**Exercise brief**
Write the material out again in full, word for word. Do not include the pictures.
::::::::::
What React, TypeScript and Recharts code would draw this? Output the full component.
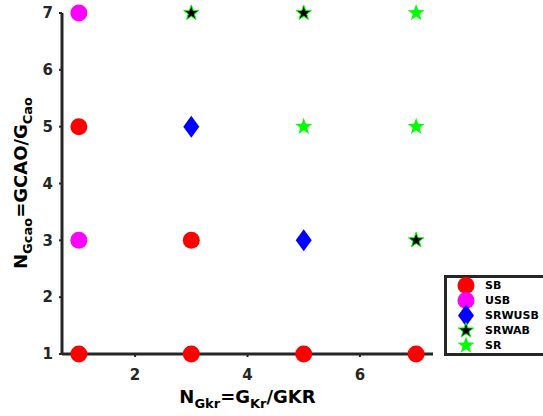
import { ScatterChart, Scatter, XAxis, YAxis, Legend } from "recharts";

const sbPoints = [
  { x: 1, y: 1 },
  { x: 3, y: 1 },
  { x: 5, y: 1 },
  { x: 7, y: 1 },
  { x: 1, y: 5 },
  { x: 3, y: 3 },
];
const usbPoints = [
  { x: 1, y: 7 },
  { x: 1, y: 3 },
];
const srwusbPoints = [
  { x: 3, y: 5 },
  { x: 5, y: 3 },
];
const srwabPoints = [
  { x: 3, y: 7 },
  { x: 5, y: 7 },
  { x: 7, y: 3 },
];
const srPoints = [
  { x: 7, y: 7 },
  { x: 5, y: 5 },
  { x: 7, y: 5 },
];

const seriesNames = ["SB", "USB", "SRWUSB", "SRWAB", "SR"];
const xTicks = [2, 4, 6];
const yTicks = [1, 2, 3, 4, 5, 6, 7];

const FONT = "'DejaVu Sans', sans-serif";
const DARK = "#262626";

function starPath(cx: number, cy: number, r: number) {
  const inner = r * 0.4;
  let d = "";
  for (let i = 0; i < 10; i++) {
    const rad = i % 2 === 0 ? r : inner;
    const a = -Math.PI / 2 + (i * Math.PI) / 5;
    d += `${i === 0 ? "M" : "L"}${cx + rad * Math.cos(a)},${cy + rad * Math.sin(a)}`;
  }
  return d + "Z";
}

const markers: Record<string, (cx: number, cy: number) => JSX.Element> = {
  SB: (cx, cy) => <circle cx={cx} cy={cy} r={8.5} fill="#ff0000" />,
  USB: (cx, cy) => <circle cx={cx} cy={cy} r={8.5} fill="#ff00ff" />,
  SRWUSB: (cx, cy) => (
    <path d={`M${cx},${cy - 11}L${cx + 8},${cy}L${cx},${cy + 11}L${cx - 8},${cy}Z`} fill="#0000ff" />
  ),
  SRWAB: (cx, cy) => (
    <path d={starPath(cx, cy, 8)} fill="#000000" stroke="#00ff00" strokeWidth={1} />
  ),
  SR: (cx, cy) => <path d={starPath(cx, cy, 9)} fill="#00ff00" />,
};

const shapeFor = (name: string) => (props: any) => markers[name](props.cx, props.cy);

function XLabel(props: any) {
  const { viewBox } = props;
  const cx = viewBox.x + viewBox.width / 2;
  const y = 403;
  return (
    <text x={cx} y={y} textAnchor="middle" fontFamily={FONT} fontWeight="bold" fontSize={18} fill="#000">
      N
      <tspan fontSize={13} dy={5}>Gkr</tspan>
      <tspan dy={-5}>=G</tspan>
      <tspan fontSize={13} dy={5}>Kr</tspan>
      <tspan dy={-5}>/GKR</tspan>
    </text>
  );
}

function YLabel() {
  const x = 27;
  const y = 183;
  return (
    <text
      x={x}
      y={y}
      transform={`rotate(-90, ${x}, ${y})`}
      textAnchor="middle"
      fontFamily={FONT}
      fontWeight="bold"
      fontSize={18}
      fill="#000"
    >
      N
      <tspan fontSize={13} dy={5}>Gcao</tspan>
      <tspan dy={-5}>=GCAO/G</tspan>
      <tspan fontSize={13} dy={5}>Cao</tspan>
    </text>
  );
}

function LegendBox() {
  return (
    <div
      style={{
        width: 110,
        height: 81,
        border: `3px solid ${DARK}`,
        background: "#fff",
        boxSizing: "border-box",
        paddingTop: 0,
      }}
    >
      {seriesNames.map((name) => (
        <div key={name} style={{ height: 15, display: "flex", alignItems: "center" }}>
          <svg width={36} height={15} style={{ overflow: "visible" }}>
            {markers[name](19, 7.5)}
          </svg>
          <span style={{ fontFamily: FONT, fontWeight: "bold", fontSize: 11, color: "#000", marginLeft: 2 }}>
            {name}
          </span>
        </div>
      ))}
    </div>
  );
}

const tickStyle = { fontFamily: FONT, fontWeight: "bold", fontSize: 15, fill: DARK };

export default function App() {
  return (
    <div style={{ position: "absolute", left: 0, top: 0, width: 543, height: 416, background: "#fff" }}>
      <ScatterChart width={543} height={416} margin={{ top: 13, right: 110, left: 0, bottom: 0 }}>
        <XAxis
          type="number"
          dataKey="x"
          domain={[0.7, 7.3]}
          ticks={xTicks}
          height={62}
          axisLine={{ stroke: DARK, strokeWidth: 3 }}
          tickLine={{ stroke: DARK, strokeWidth: 2 }}
          tickSize={3}
          tickMargin={12}
          tick={tickStyle}
          label={<XLabel />}
        />
        <YAxis
          type="number"
          dataKey="y"
          domain={[1, 7]}
          ticks={yTicks}
          width={62}
          axisLine={{ stroke: DARK, strokeWidth: 3 }}
          tickLine={{ stroke: DARK, strokeWidth: 2 }}
          tickSize={3}
          tickMargin={6}
          tick={tickStyle}
          label={<YLabel />}
        />
        <Scatter name="SB" data={sbPoints} shape={shapeFor("SB")} isAnimationActive={false} />
        <Scatter name="USB" data={usbPoints} shape={shapeFor("USB")} isAnimationActive={false} />
        <Scatter name="SRWUSB" data={srwusbPoints} shape={shapeFor("SRWUSB")} isAnimationActive={false} />
        <Scatter name="SRWAB" data={srwabPoints} shape={shapeFor("SRWAB")} isAnimationActive={false} />
        <Scatter name="SR" data={srPoints} shape={shapeFor("SR")} isAnimationActive={false} />
        <Legend
          layout="vertical"
          align="center"
          verticalAlign="middle"
          content={() => <LegendBox />}
          wrapperStyle={{ position: "absolute", left: 444, top: 275, width: 110 }}
        />
      </ScatterChart>
    </div>
  );
}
::::::::::
**Solution for this task**
What React, TypeScript and Recharts code would draw this? Output the full component.
import { ScatterChart, Scatter, XAxis, YAxis, Legend } from "recharts";

const sbPoints = [
  { x: 1, y: 1 },
  { x: 3, y: 1 },
  { x: 5, y: 1 },
  { x: 7, y: 1 },
  { x: 1, y: 5 },
  { x: 3, y: 3 },
];
const usbPoints = [
  { x: 1, y: 7 },
  { x: 1, y: 3 },
];
const srwusbPoints = [
  { x: 3, y: 5 },
  { x: 5, y: 3 },
];
const srwabPoints = [
  { x: 3, y: 7 },
  { x: 5, y: 7 },
  { x: 7, y: 3 },
];
const srPoints = [
  { x: 7, y: 7 },
  { x: 5, y: 5 },
  { x: 7, y: 5 },
];

const seriesNames = ["SB", "USB", "SRWUSB", "SRWAB", "SR"];
const xTicks = [2, 4, 6];
const yTicks = [1, 2, 3, 4, 5, 6, 7];

const FONT = "'DejaVu Sans', sans-serif";
const DARK = "#262626";

function starPath(cx: number, cy: number, r: number) {
  const inner = r * 0.4;
  let d = "";
  for (let i = 0; i < 10; i++) {
    const rad = i % 2 === 0 ? r : inner;
    const a = -Math.PI / 2 + (i * Math.PI) / 5;
    d += `${i === 0 ? "M" : "L"}${cx + rad * Math.cos(a)},${cy + rad * Math.sin(a)}`;
  }
  return d + "Z";
}

const markers: Record<string, (cx: number, cy: number) => JSX.Element> = {
  SB: (cx, cy) => <circle cx={cx} cy={cy} r={8.5} fill="#ff0000" />,
  USB: (cx, cy) => <circle cx={cx} cy={cy} r={8.5} fill="#ff00ff" />,
  SRWUSB: (cx, cy) => (
    <path d={`M${cx},${cy - 11}L${cx + 8},${cy}L${cx},${cy + 11}L${cx - 8},${cy}Z`} fill="#0000ff" />
  ),
  SRWAB: (cx, cy) => (
    <path d={starPath(cx, cy, 8)} fill="#000000" stroke="#00ff00" strokeWidth={1} />
  ),
  SR: (cx, cy) => <path d={starPath(cx, cy, 9)} fill="#00ff00" />,
};

const shapeFor = (name: string) => (props: any) => markers[name](props.cx, props.cy);

function XLabel(props: any) {
  const { viewBox } = props;
  const cx = viewBox.x + viewBox.width / 2;
  const y = 403;
  return (
    <text x={cx} y={y} textAnchor="middle" fontFamily={FONT} fontWeight="bold" fontSize={18} fill="#000">
      N
      <tspan fontSize={13} dy={5}>Gkr</tspan>
      <tspan dy={-5}>=G</tspan>
      <tspan fontSize={13} dy={5}>Kr</tspan>
      <tspan dy={-5}>/GKR</tspan>
    </text>
  );
}

function YLabel() {
  const x = 27;
  const y = 183;
  return (
    <text
      x={x}
      y={y}
      transform={`rotate(-90, ${x}, ${y})`}
      textAnchor="middle"
      fontFamily={FONT}
      fontWeight="bold"
      fontSize={18}
      fill="#000"
    >
      N
      <tspan fontSize={13} dy={5}>Gcao</tspan>
      <tspan dy={-5}>=GCAO/G</tspan>
      <tspan fontSize={13} dy={5}>Cao</tspan>
    </text>
  );
}

function LegendBox() {
  return (
    <div
      style={{
        width: 110,
        height: 81,
        border: `3px solid ${DARK}`,
        background: "#fff",
        boxSizing: "border-box",
        paddingTop: 0,
      }}
    >
      {seriesNames.map((name) => (
        <div key={name} style={{ height: 15, display: "flex", alignItems: "center" }}>
          <svg width={36} height={15} style={{ overflow: "visible" }}>
            {markers[name](19, 7.5)}
          </svg>
          <span style={{ fontFamily: FONT, fontWeight: "bold", fontSize: 11, color: "#000", marginLeft: 2 }}>
            {name}
          </span>
        </div>
      ))}
    </div>
  );
}

const tickStyle = { fontFamily: FONT, fontWeight: "bold", fontSize: 15, fill: DARK };

export default function App() {
  return (
    <div style={{ position: "absolute", left: 0, top: 0, width: 543, height: 416, background: "#fff" }}>
      <ScatterChart width={543} height={416} margin={{ top: 13, right: 110, left: 0, bottom: 0 }}>
        <XAxis
          type="number"
          dataKey="x"
          domain={[0.7, 7.3]}
          ticks={xTicks}
          height={62}
          axisLine={{ stroke: DARK, strokeWidth: 3 }}
          tickLine={{ stroke: DARK, strokeWidth: 2 }}
          tickSize={3}
          tickMargin={12}
          tick={tickStyle}
          label={<XLabel />}
        />
        <YAxis
          type="number"
          dataKey="y"
          domain={[1, 7]}
          ticks={yTicks}
          width={62}
          axisLine={{ stroke: DARK, strokeWidth: 3 }}
          tickLine={{ stroke: DARK, strokeWidth: 2 }}
          tickSize={3}
          tickMargin={6}
          tick={tickStyle}
          label={<YLabel />}
        />
        <Scatter name="SB" data={sbPoints} shape={shapeFor("SB")} isAnimationActive={false} />
        <Scatter name="USB" data={usbPoints} shape={shapeFor("USB")} isAnimationActive={false} />
        <Scatter name="SRWUSB" data={srwusbPoints} shape={shapeFor("SRWUSB")} isAnimationActive={false} />
        <Scatter name="SRWAB" data={srwabPoints} shape={shapeFor("SRWAB")} isAnimationActive={false} />
        <Scatter name="SR" data={srPoints} shape={shapeFor("SR")} isAnimationActive={false} />
        <Legend
          layout="vertical"
          align="center"
          verticalAlign="middle"
          content={() => <LegendBox />}
          wrapperStyle={{ position: "absolute", left: 444, top: 275, width: 110 }}
        />
      </ScatterChart>
    </div>
  );
}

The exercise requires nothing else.